After an explosion of coverage around the Flint, Mich. water situation in the past few months, those removed from the crisis geographically may comfort themselves with their own domestic layout. Students on our campus may dislike the chlorinated taste of the tap water, but at least they aren’t gulping down copious amounts of lead. At least they know the chemical contents that are in their water, as quarterly testing is required by the Environmental Protection Agency (EPA) and made available to the public on the Orono-Veazie Water District site. This is an astronomically different situation than the citizens of Flint, and yet similar complications continue to arise in our home water.
The Orono-Veazie water supply has experienced hiccups in their safety testing for several years, extending back to at least 2011 when the public began to show more organized concern for the water safety.
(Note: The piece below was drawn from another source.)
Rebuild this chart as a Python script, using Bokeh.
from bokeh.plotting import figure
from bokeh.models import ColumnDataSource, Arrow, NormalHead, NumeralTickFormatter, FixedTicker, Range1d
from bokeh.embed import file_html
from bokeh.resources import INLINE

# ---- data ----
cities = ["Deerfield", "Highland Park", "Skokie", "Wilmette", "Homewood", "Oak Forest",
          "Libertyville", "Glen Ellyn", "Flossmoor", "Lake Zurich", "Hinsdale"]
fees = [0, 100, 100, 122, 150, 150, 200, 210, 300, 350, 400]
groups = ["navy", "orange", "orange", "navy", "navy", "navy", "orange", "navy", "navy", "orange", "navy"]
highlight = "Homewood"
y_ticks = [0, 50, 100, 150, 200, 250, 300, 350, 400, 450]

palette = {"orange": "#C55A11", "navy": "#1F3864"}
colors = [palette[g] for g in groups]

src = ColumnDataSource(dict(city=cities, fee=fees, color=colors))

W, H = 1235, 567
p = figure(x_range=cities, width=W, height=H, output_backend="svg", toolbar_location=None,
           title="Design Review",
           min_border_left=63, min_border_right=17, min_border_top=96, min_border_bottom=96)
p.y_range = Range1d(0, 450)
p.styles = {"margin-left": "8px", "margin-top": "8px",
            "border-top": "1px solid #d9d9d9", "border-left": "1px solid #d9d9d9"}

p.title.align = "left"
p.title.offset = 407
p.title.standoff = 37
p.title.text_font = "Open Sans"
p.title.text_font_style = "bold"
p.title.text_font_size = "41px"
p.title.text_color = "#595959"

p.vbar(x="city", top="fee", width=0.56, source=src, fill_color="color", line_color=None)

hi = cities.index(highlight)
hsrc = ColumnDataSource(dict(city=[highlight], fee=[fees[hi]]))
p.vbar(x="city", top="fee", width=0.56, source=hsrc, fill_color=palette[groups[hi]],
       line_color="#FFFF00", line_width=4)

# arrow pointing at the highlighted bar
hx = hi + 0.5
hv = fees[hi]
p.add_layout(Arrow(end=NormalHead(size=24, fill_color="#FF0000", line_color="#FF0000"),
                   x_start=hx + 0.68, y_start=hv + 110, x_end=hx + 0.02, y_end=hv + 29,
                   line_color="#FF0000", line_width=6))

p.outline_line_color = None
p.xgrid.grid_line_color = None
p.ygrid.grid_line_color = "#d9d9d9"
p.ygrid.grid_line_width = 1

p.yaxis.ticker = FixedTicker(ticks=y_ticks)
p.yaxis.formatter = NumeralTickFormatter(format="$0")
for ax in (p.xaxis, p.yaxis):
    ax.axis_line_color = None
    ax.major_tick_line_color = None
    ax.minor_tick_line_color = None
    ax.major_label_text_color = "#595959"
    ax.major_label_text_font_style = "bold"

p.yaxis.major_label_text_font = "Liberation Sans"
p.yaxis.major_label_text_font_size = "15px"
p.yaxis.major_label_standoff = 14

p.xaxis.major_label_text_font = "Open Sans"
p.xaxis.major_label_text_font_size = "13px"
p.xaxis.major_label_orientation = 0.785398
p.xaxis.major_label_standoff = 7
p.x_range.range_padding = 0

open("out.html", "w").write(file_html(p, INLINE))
But talk of the testing has most recently boiled down into a conversation topic much like the weather: something to mention, there and unavoidable. Concern extends only as far as the shock factor of it, and then we talk about other things.
To clarify, the water we drink on the University of Maine campus and in the surrounding area is not bogged down with lead like the water in Flint. The water here has historically been tested with high or exceedingly high amounts of disinfection byproducts. These chemicals, namely trihalomethane (THM) and haloacetic acids (HAA5), are normal. The goal is to keep their involvement with our drinking water as minimal as possible without costing the public exorbitant funds. There is technology to keep THM and HAA5 levels low, but cost is a main deterrent against adopting those safeguards.
With the current water maintenance practices, testing of Orono-Veazie water wells results in a constant up and down slinging of THM and HAA5 levels from acceptable amounts to over safe limits and everywhere in-between. 2011 was the last time THM levels were above the EPA limit, though high spikes have been recorded as recently as Aug. 12 last year, when a well site in Veazie tested for 81.4 parts per billion (ppb). This statistic, compared to the established maximum contaminant level of 80 ppb, gives cause for concern. The EPA states that exposure to high levels of either THM or HAA5 may cause cancer, but testing in humans is limited due to ethical concerns. In the face of a potential carcinogen, limitation is the safest bet.
The results of these tests have always been given to us, as long as they are sought after. Unlike Flint, the government here has not been giving blanket statements making everything seem alright. However, there hasn’t been much announcement in the opposite direction either. This scrape-by methodology of merely testing under regulation and leaving the rest to chance feels lazy. We have the opportunity in our community to secure our safety and push ourselves farther from a potential crisis like those happening elsewhere in the country.
If we continue to brush off the water situation as something inevitable, it may worsen right under our noses. Pushing conversation about these staggering water quality reports is the first step to keeping the right people accountable and avoiding an irreversible tragedy in our own backyard. We cannot be complacent about something as vital to us as our drinking water.